4.5 Ook het standpunt dat geen sprake zou zijn van een eerlijk proces aangezien klager geen kennis heeft kunnen nemen van de in het arrest van het hof van 13 mei 2014 vermelde (en volgens klager niet bestaande) ontslagbrief volgt de raad niet. De voorzitter heeft haar beslissing niet op meer of andere stukken gebaseerd dan de stukken die zich bevinden in het klachtdossier, en waarover zowel klager als verweerder beschikken. Van schending van het recht op hoor en wederhoor in de zin van artikel 6 EVRM is dan ook geen sprake.
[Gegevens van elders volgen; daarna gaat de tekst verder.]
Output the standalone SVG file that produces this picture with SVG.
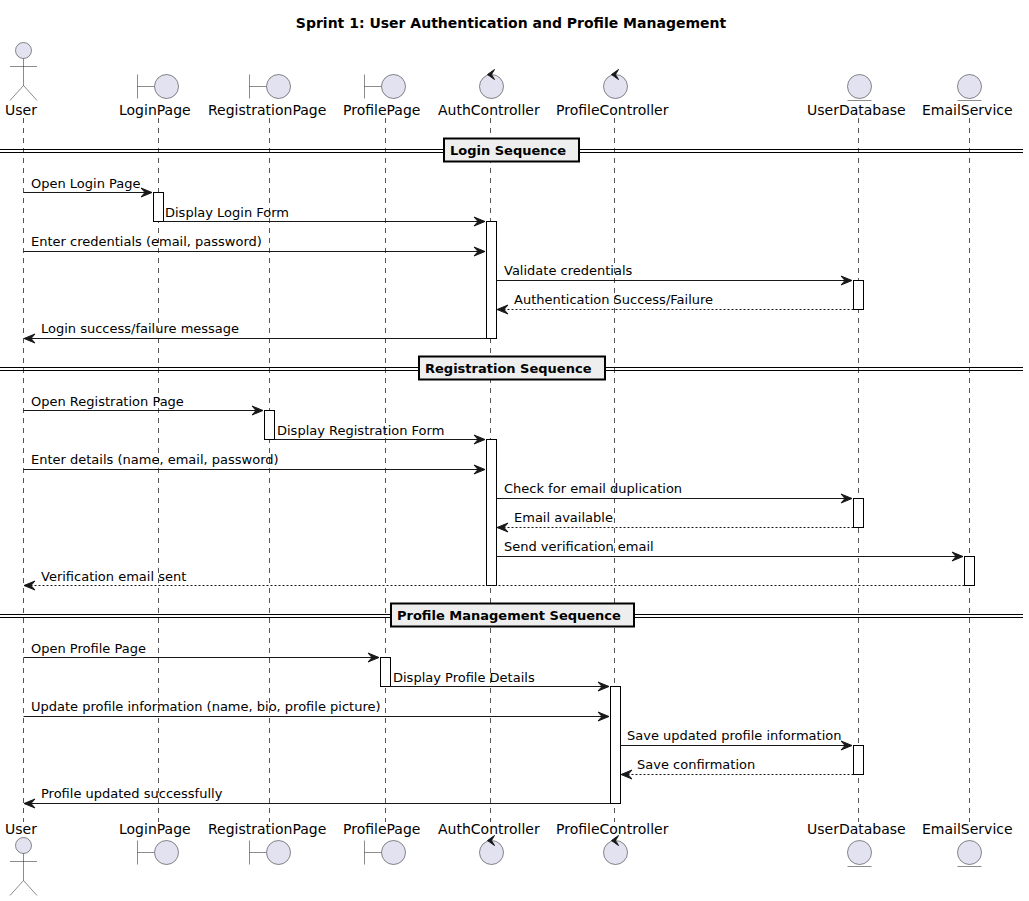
<svg xmlns="http://www.w3.org/2000/svg" xmlns:xlink="http://www.w3.org/1999/xlink" width="1029" height="901" viewBox="0 0 1029 901">
<style>
text{font-family:"DejaVu Sans",sans-serif;font-size:13px;fill:#000}
.name{font-size:14px;fill:#000}
.b{font-weight:bold}
.life{stroke:#555;stroke-width:1;stroke-dasharray:5 5;fill:none}
.act{fill:#fff;stroke:#000;stroke-width:1}
.m{stroke:#181818;stroke-width:1;fill:none}
.d{stroke-dasharray:2 2}
.h{fill:#181818;stroke:#181818;stroke-width:1}
.p{fill:#E2E2F0;stroke:#181818;stroke-width:.5}
.pl{fill:none;stroke:#181818;stroke-width:.5}
.div{stroke:#000;stroke-width:1;fill:none}
.box{fill:#EEE;stroke:#000;stroke-width:2}
</style>
<defs>
<g id="actor"><circle class="p" cx="0" cy="0" r="8"/><path class="pl" d="M0 8V35M-13.5 16H13.5M0 35L-13.5 50M0 35L13.5 50"/></g>
<g id="boundary"><path class="pl" d="M-29 -12V12M-29 0H-12"/><circle class="p" cx="0" cy="0" r="12"/></g>
<g id="control"><circle class="p" cx="0" cy="0" r="12"/><path class="h" d="M3 -17L-4 -12L3 -7L0 -12Z"/></g>
<g id="entity"><circle class="p" cx="0" cy="0" r="12"/><path class="pl" d="M-12 14H12"/></g>
<path id="ar" class="h" d="M0 0L-11 -4.5L-7 0L-11 4.5Z"/>
<path id="al" class="h" d="M0 0L11 -4.5L7 0L11 4.5Z"/>
</defs>
<rect width="1029" height="901" fill="#fff"/>
<text class="b" x="511" y="28" text-anchor="middle" style="font-size:14px">Sprint 1: User Authentication and Profile Management</text>
<g id="lifelines">
<path class="life" d="M23.5 118V822M158.5 118V822M269.5 118V822M385.5 118V822M490.5 118V822M614.5 118V822M858.5 118V822M969.5 118V822"/>
</g>
<g id="dividers">
<path class="div" d="M0 149.5H1023M0 152.5H1023"/><rect class="box" x="444" y="138.5" width="135" height="23"/><text class="b" x="450" y="155">Login Sequence</text>
<path class="div" d="M0 367.5H1023M0 370.5H1023"/><rect class="box" x="419" y="356.5" width="186" height="23"/><text class="b" x="425" y="373">Registration Sequence</text>
<path class="div" d="M0 614.5H1023M0 617.5H1023"/><rect class="box" x="391" y="603.5" width="243" height="23"/><text class="b" x="397" y="620">Profile Management Sequence</text>
</g>
<g id="activations">
<rect class="act" x="153.5" y="192.5" width="10" height="29"/>
<rect class="act" x="486.5" y="221.5" width="10" height="117"/>
<rect class="act" x="853.5" y="280.5" width="10" height="29"/>
<rect class="act" x="264.5" y="410.5" width="10" height="29"/>
<rect class="act" x="486.5" y="439.5" width="10" height="146"/>
<rect class="act" x="853.5" y="498.5" width="10" height="29"/>
<rect class="act" x="964.5" y="556.5" width="10" height="29"/>
<rect class="act" x="380.5" y="657.5" width="10" height="29"/>
<rect class="act" x="610.5" y="686.5" width="10" height="117"/>
<rect class="act" x="853.5" y="745.5" width="10" height="29"/>
</g>
<g id="connectors">
<path class="m" d="M23.5 192.5H152"/><use href="#ar" x="152" y="192.5"/><text x="31" y="188">Open Login Page</text>
<path class="m" d="M163.5 221.5H485"/><use href="#ar" x="485" y="221.5"/><text x="165" y="217">Display Login Form</text>
<path class="m" d="M23.5 251.5H485"/><use href="#ar" x="485" y="251.5"/><text x="31" y="246">Enter credentials (email, password)</text>
<path class="m" d="M496.5 280.5H852"/><use href="#ar" x="852" y="280.5"/><text x="504" y="275">Validate credentials</text>
<path class="m d" d="M853.5 309.5H497"/><use href="#al" x="497" y="309.5"/><text x="514" y="304">Authentication Success/Failure</text>
<path class="m" d="M486.5 338.5H24"/><use href="#al" x="24" y="338.5"/><text x="41" y="333">Login success/failure message</text>
<path class="m" d="M23.5 410.5H263"/><use href="#ar" x="263" y="410.5"/><text x="31" y="406">Open Registration Page</text>
<path class="m" d="M274.5 439.5H485"/><use href="#ar" x="485" y="439.5"/><text x="277" y="435">Display Registration Form</text>
<path class="m" d="M23.5 469.5H485"/><use href="#ar" x="485" y="469.5"/><text x="31" y="464">Enter details (name, email, password)</text>
<path class="m" d="M496.5 498.5H852"/><use href="#ar" x="852" y="498.5"/><text x="504" y="493">Check for email duplication</text>
<path class="m d" d="M853.5 527.5H497"/><use href="#al" x="497" y="527.5"/><text x="514" y="522">Email available</text>
<path class="m" d="M496.5 556.5H963"/><use href="#ar" x="963" y="556.5"/><text x="504" y="551">Send verification email</text>
<path class="m d" d="M964.5 585.5H24"/><use href="#al" x="24" y="585.5"/><text x="41" y="581">Verification email sent</text>
<path class="m" d="M23.5 657.5H379"/><use href="#ar" x="379" y="657.5"/><text x="31" y="653">Open Profile Page</text>
<path class="m" d="M390.5 686.5H609"/><use href="#ar" x="609" y="686.5"/><text x="393" y="682">Display Profile Details</text>
<path class="m" d="M23.5 716.5H609"/><use href="#ar" x="609" y="716.5"/><text x="31" y="711">Update profile information (name, bio, profile picture)</text>
<path class="m" d="M620.5 745.5H852"/><use href="#ar" x="852" y="745.5"/><text x="627" y="740">Save updated profile information</text>
<path class="m d" d="M853.5 774.5H621"/><use href="#al" x="621" y="774.5"/><text x="637" y="769">Save confirmation</text>
<path class="m" d="M610.5 803.5H24"/><use href="#al" x="24" y="803.5"/><text x="41" y="798">Profile updated successfully</text>
</g>
<g id="User"><use href="#actor" x="23.5" y="50.5"/><text class="name" x="5" y="115">User</text></g>
<g id="User-bottom"><use href="#actor" x="23.5" y="845.5"/><text class="name" x="5" y="834">User</text></g>
<g id="LoginPage"><use href="#boundary" x="166.5" y="86.5"/><text class="name" x="119" y="115">LoginPage</text></g>
<g id="LoginPage-bottom"><use href="#boundary" x="166.5" y="852.5"/><text class="name" x="119" y="834">LoginPage</text></g>
<g id="RegistrationPage"><use href="#boundary" x="278.5" y="86.5"/><text class="name" x="208" y="115">RegistrationPage</text></g>
<g id="RegistrationPage-bottom"><use href="#boundary" x="278.5" y="852.5"/><text class="name" x="208" y="834">RegistrationPage</text></g>
<g id="ProfilePage"><use href="#boundary" x="393.5" y="86.5"/><text class="name" x="343" y="115">ProfilePage</text></g>
<g id="ProfilePage-bottom"><use href="#boundary" x="393.5" y="852.5"/><text class="name" x="343" y="834">ProfilePage</text></g>
<g id="AuthController"><use href="#control" x="491.5" y="86.5"/><text class="name" x="438" y="115">AuthController</text></g>
<g id="AuthController-bottom"><use href="#control" x="491.5" y="852.5"/><text class="name" x="438" y="834">AuthController</text></g>
<g id="ProfileController"><use href="#control" x="615.5" y="86.5"/><text class="name" x="556" y="115">ProfileController</text></g>
<g id="ProfileController-bottom"><use href="#control" x="615.5" y="852.5"/><text class="name" x="556" y="834">ProfileController</text></g>
<g id="UserDatabase"><use href="#entity" x="859.5" y="86.5"/><text class="name" x="807" y="115">UserDatabase</text></g>
<g id="UserDatabase-bottom"><use href="#entity" x="859.5" y="852.5"/><text class="name" x="807" y="834">UserDatabase</text></g>
<g id="EmailService"><use href="#entity" x="969.5" y="86.5"/><text class="name" x="922" y="115">EmailService</text></g>
<g id="EmailService-bottom"><use href="#entity" x="969.5" y="852.5"/><text class="name" x="922" y="834">EmailService</text></g>
</svg>
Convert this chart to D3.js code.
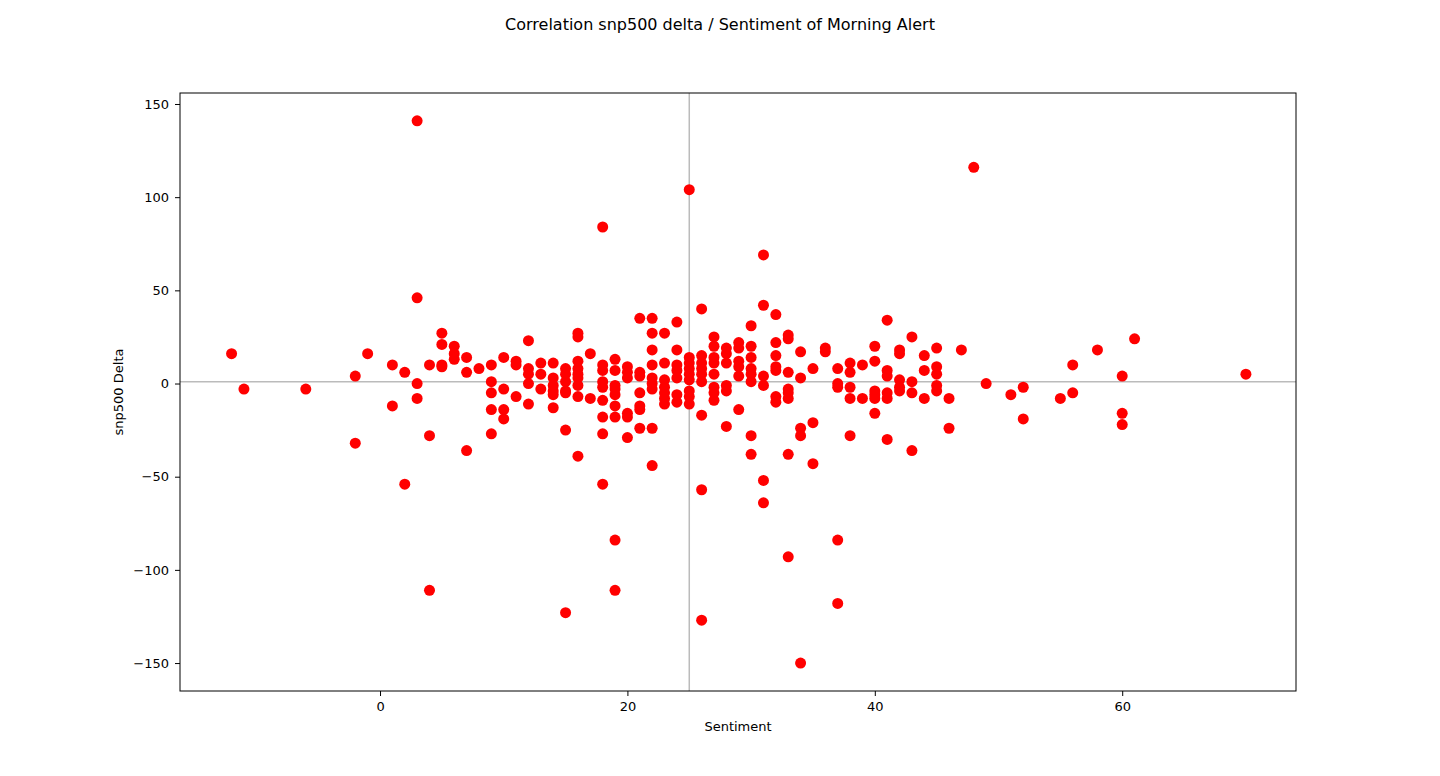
<!DOCTYPE html>
<html><head><meta charset="utf-8">
<script src="https://cdn.jsdelivr.net/npm/d3@7"></script>
<style>body{margin:0;background:#fff}text{font-family:"DejaVu Sans",sans-serif}</style>
</head><body><div id="chart"></div>
<script>
// readings grouped by sentiment score: [sentiment, deltas...]
var groups = [
  [-12,16],[-11,-3],[-6,-3],[-2,4,-32],[-1,16],[1,10,-12],[2,6,-54],
  [3,141,46,0,-8],[4,10,-28,-111],[5,27,21,10,9],[6,20,16,13],[7,14,6,-36],[8,8],
  [9,10,1,-5,-14,-27],[10,14,-3,-14,-19],[11,12,10,-7],[12,23,8,5,0,-11],[13,11,5,-3],
  [14,11,3,-1,-4,-6,-13],[15,8,5,1,-4,-5,-25,-123],[16,27,25,12,8,5,3,-1,-7,-39],[17,16,-8],
  [18,84,10,7,1,-2,-9,-18,-27,-54],[19,13,7,-1,-3,-6,-12,-18,-84,-111],[20,9,6,3,-16,-18,-29],
  [21,35,6,4,-5,-12,-14,-24],[22,35,27,18,10,3,0,-3,-24,-44],[23,27,11,2,-2,-5,-8,-11],
  [24,33,18,10,7,3,-6,-10],[25,104,14,11,8,5,2,-4,-7,-11],[26,40,15,11,8,5,1,-17,-57,-127],
  [27,25,20,14,11,5,-2,-5,-9],[28,19,16,11,-1,-4,-23],[29,22,19,12,9,4,-14],
  [30,31,20,14,8,5,1,-28,-38],[31,69,42,4,-1,-52,-64],[32,37,22,15,9,7,-7,-10],
  [33,26,24,6,-3,-5,-8,-38,-93],[34,17,3,-24,-28,-150],[35,8,-21,-43],[36,19,17],
  [37,8,0,-2,-84,-118],[38,11,6,-2,-8,-28],[39,10,-8],[40,20,12,-4,-6,-8,-16],
  [41,34,7,4,-5,-8,-30],[42,18,16,2,-2,-4],[43,25,1,-5,-36],[44,15,7,-8],[45,19,9,5,-1,-4],
  [46,-8,-24],[47,18],[48,116],[49,0],[51,-6],[52,-2,-19],[55,-8],[56,10,-5],[58,18],
  [60,4,-16,-22],[61,24],[70,5]
];
var sentiment = [], delta = [];
groups.forEach(function(g){ for (var i = 1; i < g.length; i++) { sentiment.push(g[0]); delta.push(g[i]); } });
var xTicks = [0,20,40,60];
var yTicks = [-150,-100,-50,0,50,100,150];
var meanX = 25, meanY = 1;

var W = 1440, H = 776;
var margin = {top: 93, right: 144, bottom: 85, left: 180};
var svg = d3.select("#chart").append("svg").attr("width", W).attr("height", H);
var x = d3.scaleLinear().domain([-16.17, 74.05]).range([margin.left, W - margin.right]);
var y = d3.scaleLinear().domain([-165, 155.9]).range([H - margin.bottom, margin.top]);

svg.append("text").attr("x", W/2).attr("y", 30).attr("text-anchor", "middle")
  .style("font-size", "16px").text("Correlation snp500 delta / Sentiment of Morning Alert");

var g = svg.append("g");
g.append("line").attr("x1", x(meanX)).attr("x2", x(meanX)).attr("y1", margin.top).attr("y2", H - margin.bottom)
  .attr("stroke", "#bbb").attr("stroke-width", 1.5);
g.append("line").attr("x1", margin.left).attr("x2", W - margin.right).attr("y1", y(meanY)).attr("y2", y(meanY))
  .attr("stroke", "#bbb").attr("stroke-width", 1.5);

g.selectAll("circle").data(sentiment).enter().append("circle")
  .attr("cx", function(d){ return x(d); })
  .attr("cy", function(d, i){ return y(delta[i]); })
  .attr("r", 5.5).attr("fill", "red");

var xa = svg.append("g").attr("transform", "translate(0," + (H - margin.bottom) + ")")
  .call(d3.axisBottom(x).tickValues(xTicks).tickSize(5).tickPadding(6));
var ya = svg.append("g").attr("transform", "translate(" + margin.left + ",0)")
  .call(d3.axisLeft(y).tickValues(yTicks).tickSize(5).tickPadding(6).tickFormat(function(d){ return d < 0 ? "\u2212" + (-d) : d; }));
[xa, ya].forEach(function(a){ a.selectAll("text").style("font-size", "13px").attr("fill", "#000"); a.select(".domain").remove(); });

svg.append("rect").attr("x", margin.left).attr("y", margin.top)
  .attr("width", W - margin.left - margin.right).attr("height", H - margin.top - margin.bottom)
  .attr("fill", "none").attr("stroke", "#000");

svg.append("text").attr("x", (margin.left + W - margin.right)/2).attr("y", 731).attr("text-anchor", "middle")
  .style("font-size", "13px").text("Sentiment");
svg.append("text").attr("transform", "translate(123," + ((margin.top + H - margin.bottom)/2) + ") rotate(-90)")
  .attr("text-anchor", "middle").style("font-size", "13px").text("snp500 Delta");
</script></body></html>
Dat de beslissing van de voorzitter in strijd met fundamentele rechtsbeginselen tot stand is gekomen is niet gebleken.

4.6 Voorts overweegt de raad dat klager zijn standpunt dat  in artikel 46g lid 2 Advocatenwet een niet opgelost probleem zou zijn opgenomen niet heeft onderbouwd. Dat dit het geval zou zijn is de raad overigens ook niet gebleken. De raad gaat dan ook voorbij aan de stelling van klager dat de voorzitter hier bij haar beoordeling rekening mee had moeten houden.

4.7 Ten aanzien van het standpunt van klager dat sprake zou zijn van nieuwe tuchtrechtelijk relevante feiten en gedragingen, en de gevolgen van het tuchtrechtelijk verwijtbaar handelen of nalaten van verweerder klager pas na zijn verzoek van 16 september 2016 aan Genpact bekend zijn geworden,  overweegt de raad als volgt. Zoals in de voorzittersbeslissing is overwogen heeft klager verzuimd enig bewijs te overleggen van zijn stelling dat Genpact naar aanleiding van de brief van klager aan Genpact aan klager kenbaar zou hebben gemaakt dat zij nooit de formele werkgever van klager is geweest, zij nooit enige arbeidsovereenkomst tussen klager en Genpact heeft opgezegd en niet verantwoordelijk is voor zijn pensioen. Ook bij zijn verzetschrift heeft klager geen bewijs van deze stelling overgelegd, zodat de raad hieraan voorbij zal gaan. Van nieuwe feiten is immers niet gebleken.

4.8 Nu het verzet van klager tegen de beslissing van de voorzitter ook overigens geen nieuwe gezichtspunten oplevert is er geen plaats voor verder onderzoek naar de klacht en moet het verzet ongegrond worden verklaard.

BESLISSING

De raad van discipline:

 verklaart het verzet ongegrond.

Aldus beslist door mr. P.M. Wamsteker, voorzitter, mrs. S. van Andel en R. Lonterman, leden, bijgestaan door mr. P.J. Verdam als griffier en uitgesproken ter openbare zitting van 12 november 2018.